Inmate gave birth 'alone in an isolation cell' hours after asking for a doctor
Officials knew she was pregnant and called the doctor but waited for hours.
A woman with mental illness gave birth in an isolated jail cell hours after she asked jail officials for help, in a case that is now being investigated.
Tammy Jackson was taken into custody on March 27 and being held in the North Broward Bureau, a minimum to medium security jail in Pompano Beach, Florida, on charges of possession of cocaine and various misdemeanors and municipal ordinance violations across several cases, according to the public defender's office.
The sheriff's office knew she was pregnant since March 27, public defender Howard Finkelstein, who is representing her, wrote in a letter to the sheriff.
"She had been placed in the infirmary specifically so her medical issues could be monitored and addressed," Finkelstein wrote. "Yet in her time of extreme need and vulnerability, BSO neglected to provide Ms. Jackson with the assistance and medical care all mothers need and deserve."

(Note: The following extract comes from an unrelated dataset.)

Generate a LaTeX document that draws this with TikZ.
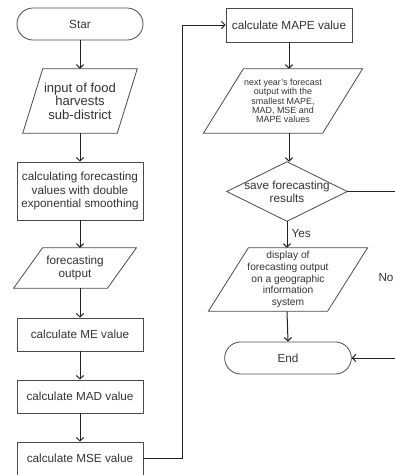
\documentclass[tikz,border=0pt]{standalone}
\usepackage{fontspec}
\setmainfont{Liberation Sans}
\usetikzlibrary{arrows.meta,shapes.misc,shapes.geometric}
\definecolor{txt}{HTML}{333333}
\definecolor{edge}{HTML}{4A4A4A}
\definecolor{conn}{HTML}{222222}
\newcommand{\parashape}[2]{\draw[shapeline] ([xshift=#2]#1.north west) -- ([xshift=#2]#1.north east) -- ([xshift=-#2]#1.south east) -- ([xshift=-#2]#1.south west) -- cycle;}
\tikzset{
  shapeline/.style={draw=edge, line width=0.6pt},
  base/.style={inner sep=0pt, align=center, text=txt, font=\fontsize{8.8}{10}\selectfont},
  term/.style={base, rounded rectangle, shapeline, minimum width=94.5pt, minimum height=24pt},
  proc/.style={base, rectangle, shapeline, minimum width=94.5pt, minimum height=24.75pt},
  plain/.style={base, rectangle},
  conn/.style={draw=conn, line width=0.75pt, -{Straight Barb[length=2.6pt,width=5.5pt]}},
  connline/.style={draw=conn, line width=0.75pt},
  lbl/.style={text=txt, font=\fontsize{8.8}{10}\selectfont, inner sep=0pt}
}
\begin{document}
\begin{tikzpicture}[x=0.75pt, y=-0.75pt]
\useasboundingbox (0,0) rectangle (395,475);
\clip (0,0) rectangle (395,475);
\fill[white] (0,0) rectangle (395,475);

% left column
\node[term] (start) at (80,24) {Star};
\node[plain, minimum width=70.5pt, minimum height=48pt, font=\fontsize{9.8}{10.2}\selectfont] (in) at (80,101) {input of food\\harvests\\sub-district};
\parashape{in}{7.5pt}
\node[proc, minimum height=43.5pt] (calc) at (80,191) {calculating forecasting\\values with double\\exponential smoothing};
\node[plain, minimum width=70pt, minimum height=30pt] (fo) at (75,268) {forecasting\\output};
\parashape{fo}{10.9pt}
\node[proc] (me) at (80,334.5) {calculate ME value};
\node[proc] (mad) at (80,396.5) {calculate MAD value};
\node[proc] (mse) at (80,458.5) {calculate MSE value};

% right column
\node[proc, minimum height=25.5pt] (mape) at (289,25) {calculate MAPE value};
\node[plain, minimum width=89pt, minimum height=48pt, font=\fontsize{6.7}{7}\selectfont] (nxt) at (283,101) {next year's forecast\\output with the\\smallest MAPE,\\MAD, MSE and\\MAPE values};
\parashape{nxt}{15pt}
\node[plain, minimum width=90pt, minimum height=44.25pt] (save) at (287,191.5) {save forecasting\\results};
\draw[shapeline] (save.north) -- (save.east) -- (save.south) -- (save.west) -- cycle;
\node[plain, minimum width=89pt, minimum height=47.25pt, font=\fontsize{7.65}{8.8}\selectfont] (disp) at (288,279.5) {display of\\forecasting output\\on a geographic\\information\\system};
\parashape{disp}{15pt}
\node[term, minimum width=95pt] (end) at (288,358) {End};

\coordinate (m1) at (182,458.5);
\coordinate (m2) at (182,25);
\coordinate (n1) at (396,191.5);
\coordinate (n2) at (396,358);

% connectors
\draw[conn] (start.south) -- (start.south |- in.north);
\draw[conn] (start.south |- in.south) -- (calc.north);
\draw[conn] (calc.south) -- (calc.south |- fo.north);
\draw[conn] (calc.south |- fo.south) -- (me.north);
\draw[conn] (me.south) -- (mad.north);
\draw[conn] (mad.south) -- (mse.north);
\draw[conn] (mse.east) -- (m1) -- (m2) -- (mape.west);
\draw[conn] (mape.south) -- (mape.south |- nxt.north);
\draw[conn] (mape.south |- nxt.south) -- (mape.south |- save.north);
\draw[conn] (save.south) -- (save.south |- disp.north) node[lbl, pos=0.45, right=3pt] {Yes};
\draw[conn] (save.south |- disp.south) -- (end.north);
\draw[conn] (save.east) -- (n1) -- (n2) -- (end.east);
\node[lbl] (no) at (386,278) {No};
\end{tikzpicture}
\end{document}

In the early hours of April 10, Jackson reported she was having contractions and asked the jail staff for help, according to Finkelstein's letter. Officials tried to contact the on-call physician at 3:16 a.m. but did not speak to the doctor until 7:22 a.m. She was not transported to the nearby hospital, the letter states.
"Hours passed as Ms. Jackson continued in labor, alone in an isolation cell," the letter states.
More than an hour and a half after speaking with the on-call doctor, a sheriff's office employee "notified medical staff that Ms. Jackson was holding her newborn baby in her arms, having delivered her baby without medication or the assistance of a physician," the letter states.
"It is unconscionable that any woman, particularly a mentally ill woman, would be abandoned in her cell to deliver her own baby. Your staff did not protect either Ms. Jackson or her child. Despite their neglect and callous indifference, both Ms. Jackson and her child survived. It remains to be seen how this gross negligence will affect Ms. Jackson's already fragile mental health," Finkelstein wrote.
Gina Carter, the public information officer for the Broward Sheriff's Office, released a statement to ABC News saying their internal affairs unit was notified of the incident on April 12 and "immediately launched an internal investigation."
"Following the delivery, a Well Path medical team, including a physician and two nurses, attended to the mother and child. Child Protective Investigations Section was notified, and the baby was placed with an appropriate caregiver. The Internal Affairs investigation continues," Carter said in the statement.
"I demand an immediate review of the medical and isolation practices in place in all detention facilities to ensure that no mother endures the ordeal Ms. Jackson survived," Finkelstein wrote.
Jackson has been held without bond due to a violation of her pretrial supervision and is slated to have a hearing on Wednesday following the public defender's request for her release. She remains in state custody and is currently being held in the hospital, the public defender's office states.
It is unclear if there is any reliable data relating to pregnancies in jails, but according to a report released by Johns Hopkins Medicine in March "believed to be a first-of-its-kind systemic look at pregnancy frequency and outcomes among imprisoned U.S. women," there were 1,396 women who were pregnant at prison intake from 2016 to 2017. Of those, there were 753 live births, 46 miscarriages, 4 still births and 11 abortions, the report states.